Il quitta la pièce pour rejoindre son bureau mais eut la surprise de voir Hold arriver vers lui.
— David ?
— Je souhaitais vous parler, je ne vous dérange pas ?
— Bien sûr que non. Comment va Jenni ? demanda Kinross en l’entraînant à l’écart du passage.
— Elle se repose chez elle, répondit Hold. Nous avons récupéré ses dossiers, ses fichiers et rassemblé les copies. Il nous a fallu une bonne partie de la nuit pour finir. Mais tout est en sécurité à présent.
— J’ai moi aussi commencé à tout réunir. Je ne sais pas si ce luxe de précautions est nécessaire…
Hold le coupa :
— Docteur, c’est vous qui avez vu le corps de Falsing. La thèse de l’accident n’est pas la plus probable. Alors, en attendant de savoir qui vous menace, je crois plus prudent de protéger vos vies et vos travaux.
— Soit. Mais vous vouliez me parler, je crois…
Hold opina et demanda sur un ton plus grave :
— Vous connaissez bien mademoiselle Cooper ?
— Nous sommes assez proches. Pourquoi cette question ?
— Vous savez si elle voit quelqu’un ?
La question déstabilisa Kinross. Peut-être parce que cette éventualité lui semblait hors de propos, plus sûrement parce que l’idée que Jenni puisse avoir une liaison sans l’en avertir remettait en cause l’idée qu’il se faisait de leur relation.
— Qu’est-ce qui vous fait penser une chose pareille ?
— Certains indices. Il semble qu’elle effectue des visites régulièrement, sans préciser ce dont il s’agit sur son agenda.
Scott haussa les sourcils.
— Vous surveillez Jenni, monsieur Hold ?
— Je fais mon travail. Pour protéger, il faut connaître.
La réponse ne contenta pas complètement le docteur qui répliqua, cassant :
— Reprenez donc l’agenda de Jenni et vous vous apercevrez que ses « visites » ont toujours lieu aux alentours du 22 de chaque mois. Si vous la suivez, vous vous rendrez compte qu’elle fait toujours la même chose : elle quitte son labo, va acheter des fleurs sur Melton Road, un bouquet rond, des couleurs vives, ensuite elle roule vers le sud-est jusqu’à Lanark Road. Là, elle s’engage sur la bretelle qui rejoint le circulaire et elle se gare juste avant le rond-point, sur l’emplacement réservé à la police. À pied, elle longe la voie rapide jusqu’en sortie de courbe, et là, elle attache son bouquet sur le réverbère qui a coûté la vie à son frère.

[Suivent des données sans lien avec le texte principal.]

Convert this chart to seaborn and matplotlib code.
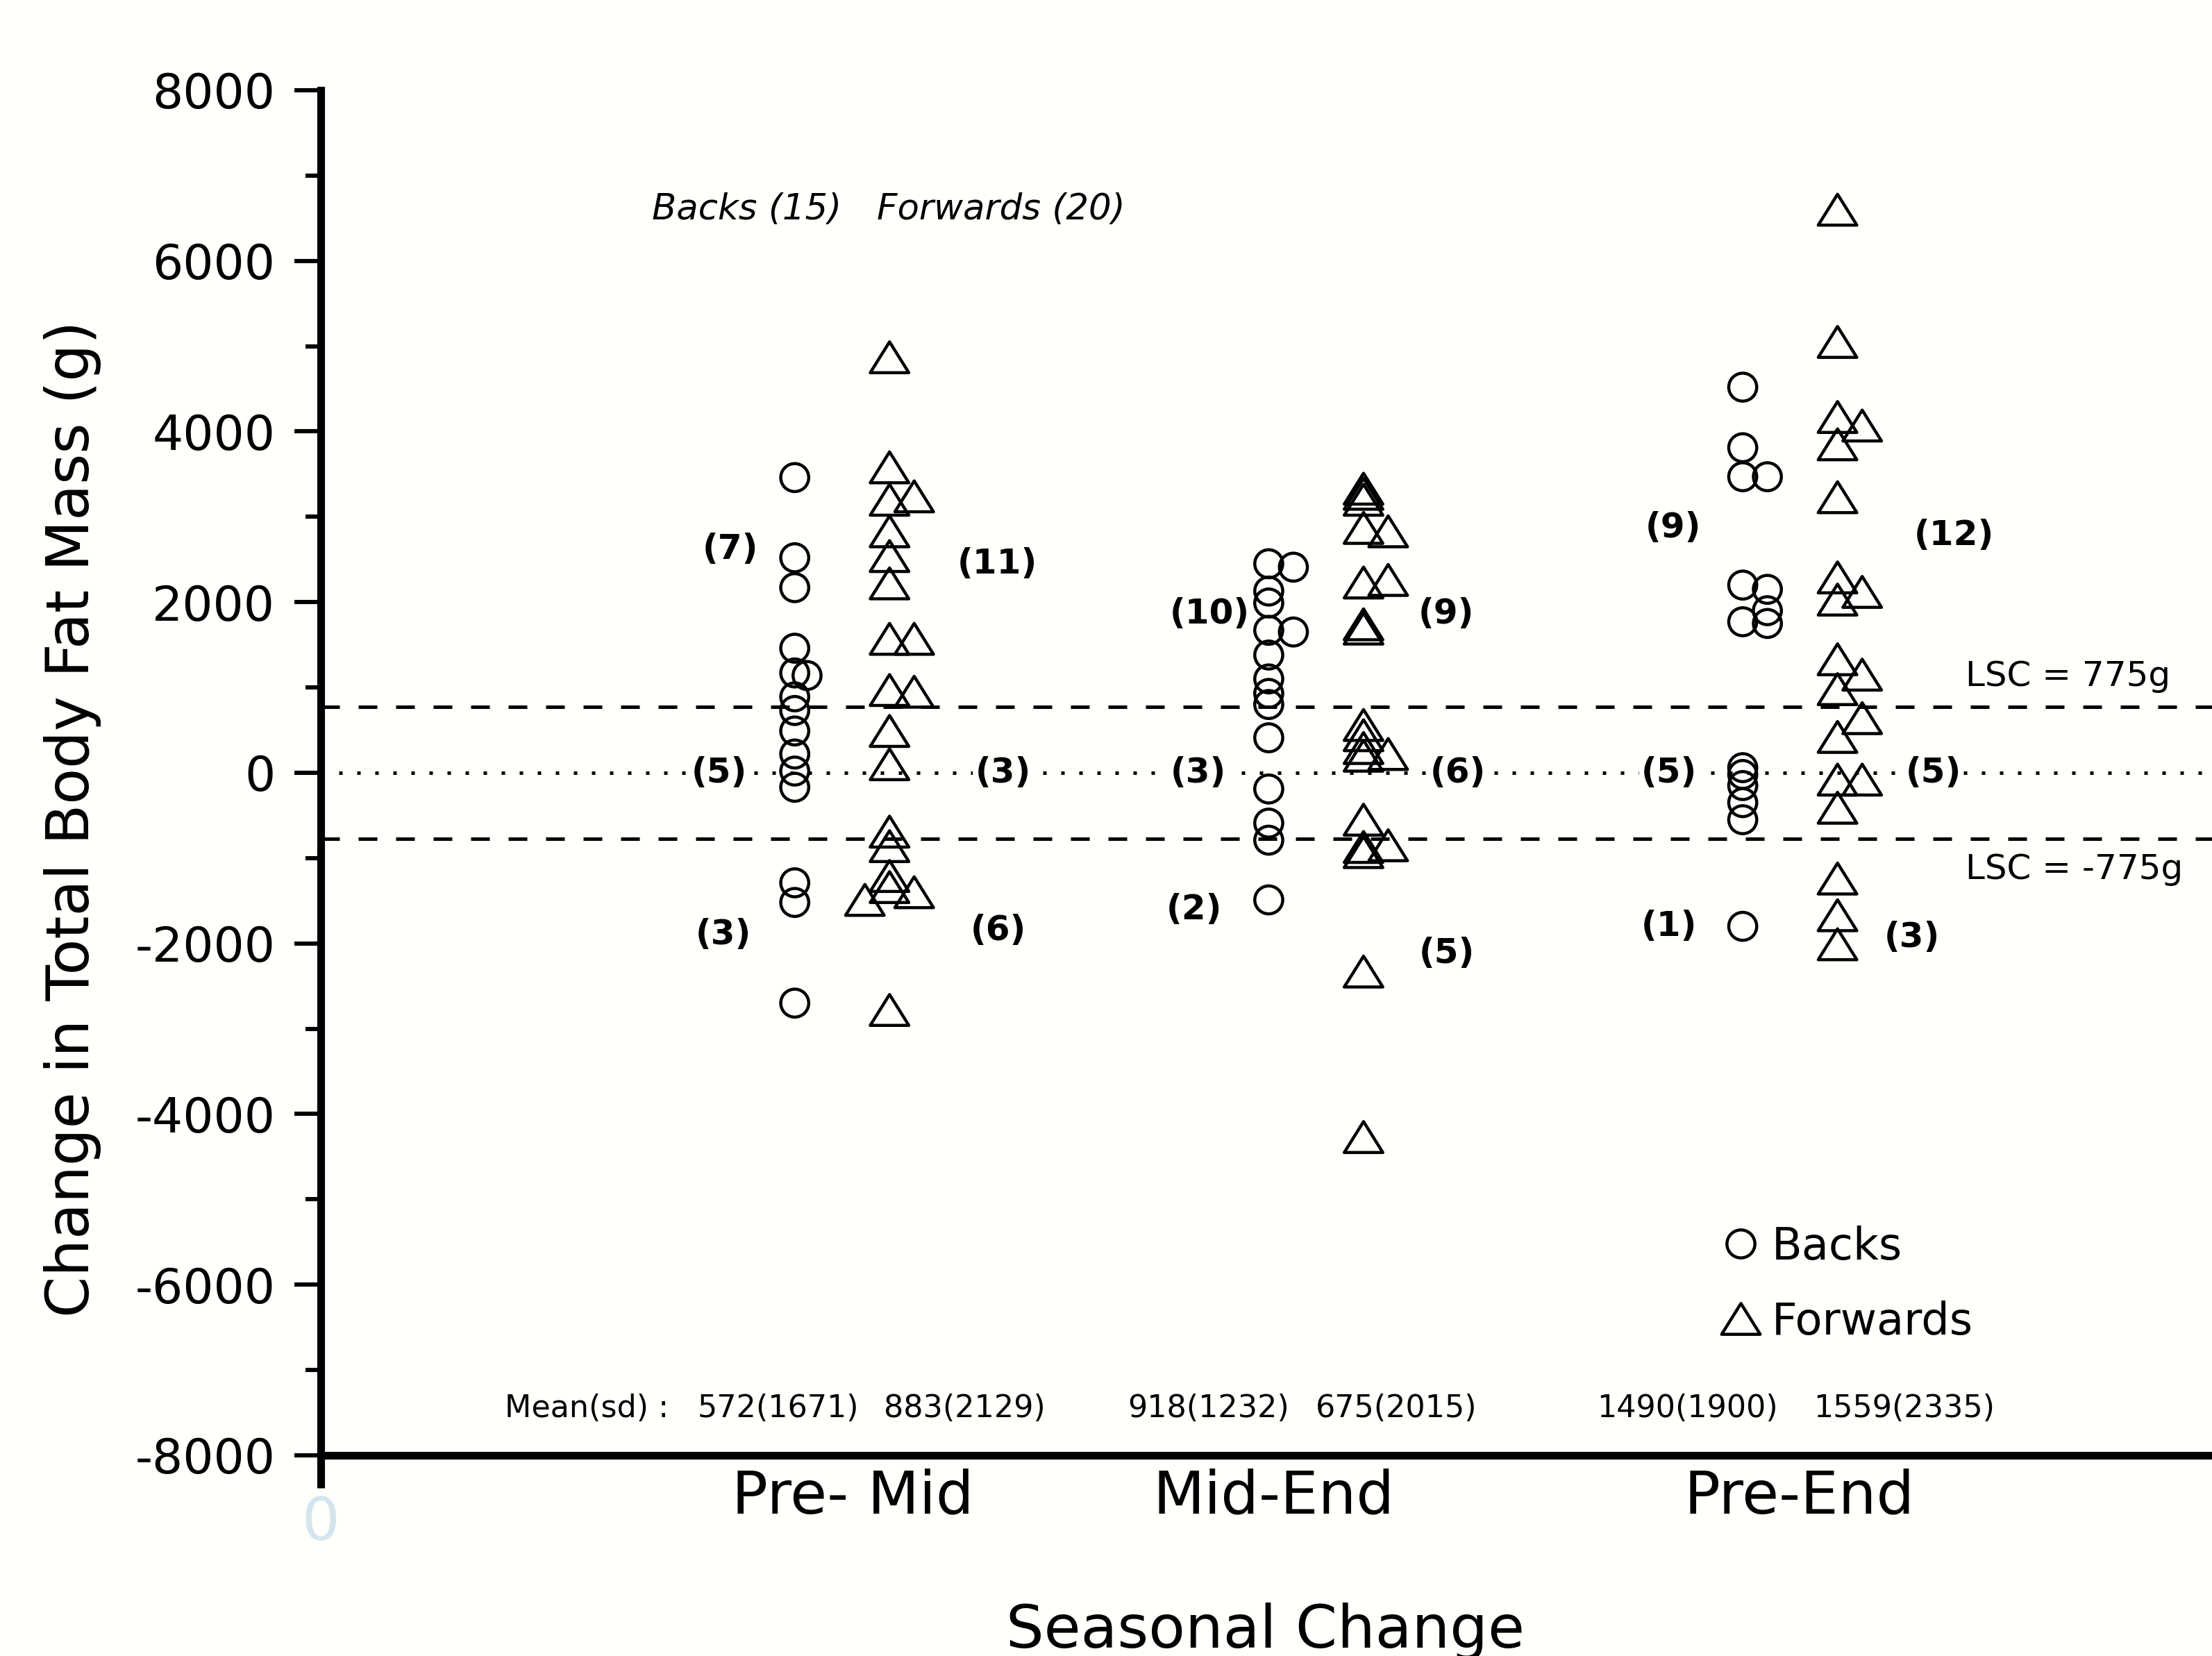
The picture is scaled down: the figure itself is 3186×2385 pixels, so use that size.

Kinross ajouta méthodiquement :
— Elle reste sur place quelques instants. Parfois, elle pleure. Elle fait cela depuis qu’Aden s’est tué à moto. Une seule fois, elle m’en a parlé, mais elle n’a jamais accepté d’être accompagnée.
Hold mit quelques instants à demander :
— Vous surveillez Jenni, monsieur Kinross ?
Scott ne répondit pas à la question. Il déclara :
— Jenni ne voit personne en douce. Et laissez-moi vous dire que c’est la fille la plus intègre et la plus loyale qu’il m’ait été donné de rencontrer.
— C’est noté.
— En parlant de la protection de nos travaux, où en êtes-vous du dépôt des brevets ?
— M. Greenholm a passé beaucoup de temps au téléphone. La plupart de ses contacts sont à la retraite, mais j’ai cru comprendre qu’il a réussi à obtenir le nom d’un excellent conseiller industriel. Je n’en sais pas davantage. Il reste le plus possible auprès de Mary. Ce soir, si vous êtes toujours d’accord pour tenir compagnie à Jenni, j’aimerais rentrer à Glenbield pour être près de lui et de sa femme. La nuit risque d’être rude.